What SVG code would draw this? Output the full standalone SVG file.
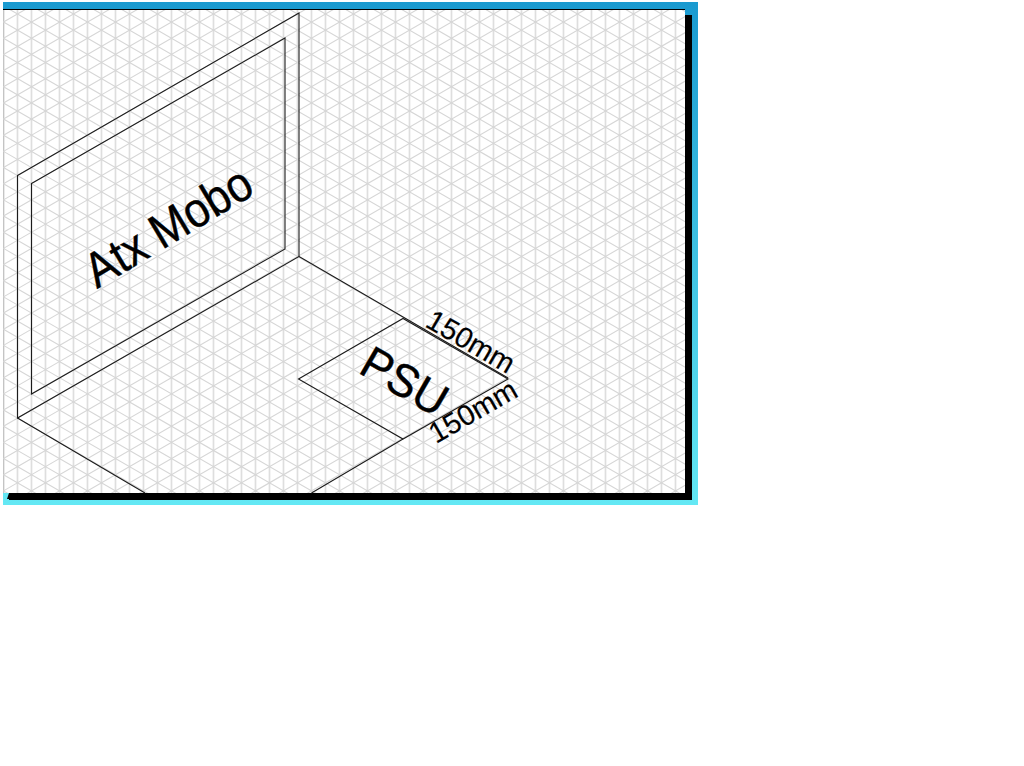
<svg xmlns="http://www.w3.org/2000/svg" width="1024" height="766" viewBox="0 0 1024 766">
<style>
.lbl{font-family:"Liberation Sans",Arial,sans-serif;fill:#000;stroke:#000;stroke-width:.45}
.dim{stroke-width:.2}
.ln{fill:none;stroke:#1c1c1c;stroke-width:1.1}
</style>
<defs>
<linearGradient id="frameFill" gradientUnits="userSpaceOnUse" x1="0" y1="2" x2="0" y2="505">
<stop offset="0" stop-color="#1a9ad0"/><stop offset="1" stop-color="#64e8f4"/>
</linearGradient>
<clipPath id="gridClip"><rect x="3" y="10" width="682" height="483"/></clipPath>
</defs>
<rect width="1024" height="766" fill="#fff"/>
<g id="frame">
<rect x="3" y="2" width="695" height="503" fill="url(#frameFill)"/>
<rect x="9" y="15" width="683" height="485" fill="#000"/>
<rect x="3" y="9" width="682" height="484" fill="#fff"/>
<rect x="3" y="9" width="682" height="1" fill="#000"/>
<path d="M9 493L7 499H9Z" fill="#000"/>
</g>
<g id="grid" clip-path="url(#gridClip)" fill="none">
<path stroke="#dedede" stroke-width="1.7" d="M17.5 9V493M31.5 9V493M45.5 9V493M59.5 9V493M73.5 9V493M87.5 9V493M101.5 9V493M115.5 9V493M129.5 9V493M143.5 9V493M157.5 9V493M171.5 9V493M185.5 9V493M199.5 9V493M213.5 9V493M227.5 9V493M241.5 9V493M255.5 9V493M269.5 9V493M283.5 9V493M297.5 9V493M311.5 9V493M325.5 9V493M339.5 9V493M353.5 9V493M367.5 9V493M381.5 9V493M395.5 9V493M409.5 9V493M423.5 9V493M437.5 9V493M451.5 9V493M465.5 9V493M479.5 9V493M493.5 9V493M507.5 9V493M521.5 9V493M535.5 9V493M549.5 9V493M563.5 9V493M577.5 9V493M591.5 9V493M605.5 9V493M619.5 9V493M633.5 9V493M647.5 9V493M661.5 9V493M675.5 9V493"/>
<path stroke="#c4c4c4" stroke-width="1.7" d="M3.5 9V493"/>
<path stroke="#d6d6d6" stroke-width="1.1" d="M3.5 -382.08l682 393.75M3.5 -365.92l682 393.75M3.5 -349.75l682 393.75M3.5 -333.59l682 393.75M3.5 -317.42l682 393.75M3.5 -301.25l682 393.75M3.5 -285.09l682 393.75M3.5 -268.92l682 393.75M3.5 -252.76l682 393.75M3.5 -236.59l682 393.75M3.5 -220.42l682 393.75M3.5 -204.26l682 393.75M3.5 -188.09l682 393.75M3.5 -171.93l682 393.75M3.5 -155.76l682 393.75M3.5 -139.59l682 393.75M3.5 -123.43l682 393.75M3.5 -107.26l682 393.75M3.5 -91.1l682 393.75M3.5 -74.93l682 393.75M3.5 -58.76l682 393.75M3.5 -42.6l682 393.75M3.5 -26.43l682 393.75M3.5 -10.27l682 393.75M3.5 5.9l682 393.75M3.5 22.07l682 393.75M3.5 38.23l682 393.75M3.5 54.4l682 393.75M3.5 70.56l682 393.75M3.5 86.73l682 393.75M3.5 102.9l682 393.75M3.5 119.06l682 393.75M3.5 135.23l682 393.75M3.5 151.39l682 393.75M3.5 167.56l682 393.75M3.5 183.73l682 393.75M3.5 199.89l682 393.75M3.5 216.06l682 393.75M3.5 232.22l682 393.75M3.5 248.39l682 393.75M3.5 264.56l682 393.75M3.5 280.72l682 393.75M3.5 296.89l682 393.75M3.5 313.05l682 393.75M3.5 329.22l682 393.75M3.5 345.39l682 393.75M3.5 361.55l682 393.75M3.5 377.72l682 393.75M3.5 393.88l682 393.75M3.5 410.05l682 393.75M3.5 426.22l682 393.75M3.5 442.38l682 393.75M3.5 458.55l682 393.75M3.5 474.71l682 393.75M3.5 490.88l682 393.75"/>
<path stroke="#d6d6d6" stroke-width="1.1" d="M3.5 5.9l682 -393.75M3.5 22.07l682 -393.75M3.5 38.23l682 -393.75M3.5 54.4l682 -393.75M3.5 70.56l682 -393.75M3.5 86.73l682 -393.75M3.5 102.9l682 -393.75M3.5 119.06l682 -393.75M3.5 135.23l682 -393.75M3.5 151.39l682 -393.75M3.5 167.56l682 -393.75M3.5 183.73l682 -393.75M3.5 199.89l682 -393.75M3.5 216.06l682 -393.75M3.5 232.22l682 -393.75M3.5 248.39l682 -393.75M3.5 264.56l682 -393.75M3.5 280.72l682 -393.75M3.5 296.89l682 -393.75M3.5 313.05l682 -393.75M3.5 329.22l682 -393.75M3.5 345.39l682 -393.75M3.5 361.55l682 -393.75M3.5 377.72l682 -393.75M3.5 393.88l682 -393.75M3.5 410.05l682 -393.75M3.5 426.22l682 -393.75M3.5 442.38l682 -393.75M3.5 458.55l682 -393.75M3.5 474.71l682 -393.75M3.5 490.88l682 -393.75M3.5 507.05l682 -393.75M3.5 523.21l682 -393.75M3.5 539.38l682 -393.75M3.5 555.54l682 -393.75M3.5 571.71l682 -393.75M3.5 587.88l682 -393.75M3.5 604.04l682 -393.75M3.5 620.21l682 -393.75M3.5 636.37l682 -393.75M3.5 652.54l682 -393.75M3.5 668.71l682 -393.75M3.5 684.87l682 -393.75M3.5 701.04l682 -393.75M3.5 717.2l682 -393.75M3.5 733.37l682 -393.75M3.5 749.54l682 -393.75M3.5 765.7l682 -393.75M3.5 781.87l682 -393.75M3.5 798.03l682 -393.75M3.5 814.2l682 -393.75M3.5 830.37l682 -393.75M3.5 846.53l682 -393.75M3.5 862.7l682 -393.75M3.5 878.86l682 -393.75"/>
</g>
<g id="connectors">
<path class="ln" d="M299 256.500L508 378M403 439L311.500 493M17.500 418L145 493"/>
</g>
<g id="mobo-outer"><path class="ln" d="M17.500 175.500L299 13V256.500L17.500 418Z"/></g>
<g id="mobo-inner"><path class="ln" d="M31.500 183.500L285 38V249L31.500 394Z"/>
<text class="lbl" font-size="49" transform="translate(97 289) rotate(-31) scale(.9 1)">Atx Mobo</text></g>
<g id="psu"><path class="ln" d="M298.500 379L403 318.500L508 379L403 439Z"/>
<text class="lbl" font-size="46" transform="translate(357 372) rotate(30) scale(.97 1)">PSU</text></g>
<g id="dim-top"><text class="lbl dim" font-size="29" transform="translate(424 326) rotate(30)">150mm</text></g>
<g id="dim-bottom"><text class="lbl dim" font-size="29" transform="translate(436 444) rotate(-30)">150mm</text></g>
</svg>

--

## What is expected
Exactly as written, return every line of the listing, but not the pictures.

## Correct response
What SVG code would draw this? Output the full standalone SVG file.
<svg xmlns="http://www.w3.org/2000/svg" width="1024" height="766" viewBox="0 0 1024 766">
<style>
.lbl{font-family:"Liberation Sans",Arial,sans-serif;fill:#000;stroke:#000;stroke-width:.45}
.dim{stroke-width:.2}
.ln{fill:none;stroke:#1c1c1c;stroke-width:1.1}
</style>
<defs>
<linearGradient id="frameFill" gradientUnits="userSpaceOnUse" x1="0" y1="2" x2="0" y2="505">
<stop offset="0" stop-color="#1a9ad0"/><stop offset="1" stop-color="#64e8f4"/>
</linearGradient>
<clipPath id="gridClip"><rect x="3" y="10" width="682" height="483"/></clipPath>
</defs>
<rect width="1024" height="766" fill="#fff"/>
<g id="frame">
<rect x="3" y="2" width="695" height="503" fill="url(#frameFill)"/>
<rect x="9" y="15" width="683" height="485" fill="#000"/>
<rect x="3" y="9" width="682" height="484" fill="#fff"/>
<rect x="3" y="9" width="682" height="1" fill="#000"/>
<path d="M9 493L7 499H9Z" fill="#000"/>
</g>
<g id="grid" clip-path="url(#gridClip)" fill="none">
<path stroke="#dedede" stroke-width="1.7" d="M17.5 9V493M31.5 9V493M45.5 9V493M59.5 9V493M73.5 9V493M87.5 9V493M101.5 9V493M115.5 9V493M129.5 9V493M143.5 9V493M157.5 9V493M171.5 9V493M185.5 9V493M199.5 9V493M213.5 9V493M227.5 9V493M241.5 9V493M255.5 9V493M269.5 9V493M283.5 9V493M297.5 9V493M311.5 9V493M325.5 9V493M339.5 9V493M353.5 9V493M367.5 9V493M381.5 9V493M395.5 9V493M409.5 9V493M423.5 9V493M437.5 9V493M451.5 9V493M465.5 9V493M479.5 9V493M493.5 9V493M507.5 9V493M521.5 9V493M535.5 9V493M549.5 9V493M563.5 9V493M577.5 9V493M591.5 9V493M605.5 9V493M619.5 9V493M633.5 9V493M647.5 9V493M661.5 9V493M675.5 9V493"/>
<path stroke="#c4c4c4" stroke-width="1.7" d="M3.5 9V493"/>
<path stroke="#d6d6d6" stroke-width="1.1" d="M3.5 -382.08l682 393.75M3.5 -365.92l682 393.75M3.5 -349.75l682 393.75M3.5 -333.59l682 393.75M3.5 -317.42l682 393.75M3.5 -301.25l682 393.75M3.5 -285.09l682 393.75M3.5 -268.92l682 393.75M3.5 -252.76l682 393.75M3.5 -236.59l682 393.75M3.5 -220.42l682 393.75M3.5 -204.26l682 393.75M3.5 -188.09l682 393.75M3.5 -171.93l682 393.75M3.5 -155.76l682 393.75M3.5 -139.59l682 393.75M3.5 -123.43l682 393.75M3.5 -107.26l682 393.75M3.5 -91.1l682 393.75M3.5 -74.93l682 393.75M3.5 -58.76l682 393.75M3.5 -42.6l682 393.75M3.5 -26.43l682 393.75M3.5 -10.27l682 393.75M3.5 5.9l682 393.75M3.5 22.07l682 393.75M3.5 38.23l682 393.75M3.5 54.4l682 393.75M3.5 70.56l682 393.75M3.5 86.73l682 393.75M3.5 102.9l682 393.75M3.5 119.06l682 393.75M3.5 135.23l682 393.75M3.5 151.39l682 393.75M3.5 167.56l682 393.75M3.5 183.73l682 393.75M3.5 199.89l682 393.75M3.5 216.06l682 393.75M3.5 232.22l682 393.75M3.5 248.39l682 393.75M3.5 264.56l682 393.75M3.5 280.72l682 393.75M3.5 296.89l682 393.75M3.5 313.05l682 393.75M3.5 329.22l682 393.75M3.5 345.39l682 393.75M3.5 361.55l682 393.75M3.5 377.72l682 393.75M3.5 393.88l682 393.75M3.5 410.05l682 393.75M3.5 426.22l682 393.75M3.5 442.38l682 393.75M3.5 458.55l682 393.75M3.5 474.71l682 393.75M3.5 490.88l682 393.75"/>
<path stroke="#d6d6d6" stroke-width="1.1" d="M3.5 5.9l682 -393.75M3.5 22.07l682 -393.75M3.5 38.23l682 -393.75M3.5 54.4l682 -393.75M3.5 70.56l682 -393.75M3.5 86.73l682 -393.75M3.5 102.9l682 -393.75M3.5 119.06l682 -393.75M3.5 135.23l682 -393.75M3.5 151.39l682 -393.75M3.5 167.56l682 -393.75M3.5 183.73l682 -393.75M3.5 199.89l682 -393.75M3.5 216.06l682 -393.75M3.5 232.22l682 -393.75M3.5 248.39l682 -393.75M3.5 264.56l682 -393.75M3.5 280.72l682 -393.75M3.5 296.89l682 -393.75M3.5 313.05l682 -393.75M3.5 329.22l682 -393.75M3.5 345.39l682 -393.75M3.5 361.55l682 -393.75M3.5 377.72l682 -393.75M3.5 393.88l682 -393.75M3.5 410.05l682 -393.75M3.5 426.22l682 -393.75M3.5 442.38l682 -393.75M3.5 458.55l682 -393.75M3.5 474.71l682 -393.75M3.5 490.88l682 -393.75M3.5 507.05l682 -393.75M3.5 523.21l682 -393.75M3.5 539.38l682 -393.75M3.5 555.54l682 -393.75M3.5 571.71l682 -393.75M3.5 587.88l682 -393.75M3.5 604.04l682 -393.75M3.5 620.21l682 -393.75M3.5 636.37l682 -393.75M3.5 652.54l682 -393.75M3.5 668.71l682 -393.75M3.5 684.87l682 -393.75M3.5 701.04l682 -393.75M3.5 717.2l682 -393.75M3.5 733.37l682 -393.75M3.5 749.54l682 -393.75M3.5 765.7l682 -393.75M3.5 781.87l682 -393.75M3.5 798.03l682 -393.75M3.5 814.2l682 -393.75M3.5 830.37l682 -393.75M3.5 846.53l682 -393.75M3.5 862.7l682 -393.75M3.5 878.86l682 -393.75"/>
</g>
<g id="connectors">
<path class="ln" d="M299 256.500L508 378M403 439L311.500 493M17.500 418L145 493"/>
</g>
<g id="mobo-outer"><path class="ln" d="M17.500 175.500L299 13V256.500L17.500 418Z"/></g>
<g id="mobo-inner"><path class="ln" d="M31.500 183.500L285 38V249L31.500 394Z"/>
<text class="lbl" font-size="49" transform="translate(97 289) rotate(-31) scale(.9 1)">Atx Mobo</text></g>
<g id="psu"><path class="ln" d="M298.500 379L403 318.500L508 379L403 439Z"/>
<text class="lbl" font-size="46" transform="translate(357 372) rotate(30) scale(.97 1)">PSU</text></g>
<g id="dim-top"><text class="lbl dim" font-size="29" transform="translate(424 326) rotate(30)">150mm</text></g>
<g id="dim-bottom"><text class="lbl dim" font-size="29" transform="translate(436 444) rotate(-30)">150mm</text></g>
</svg>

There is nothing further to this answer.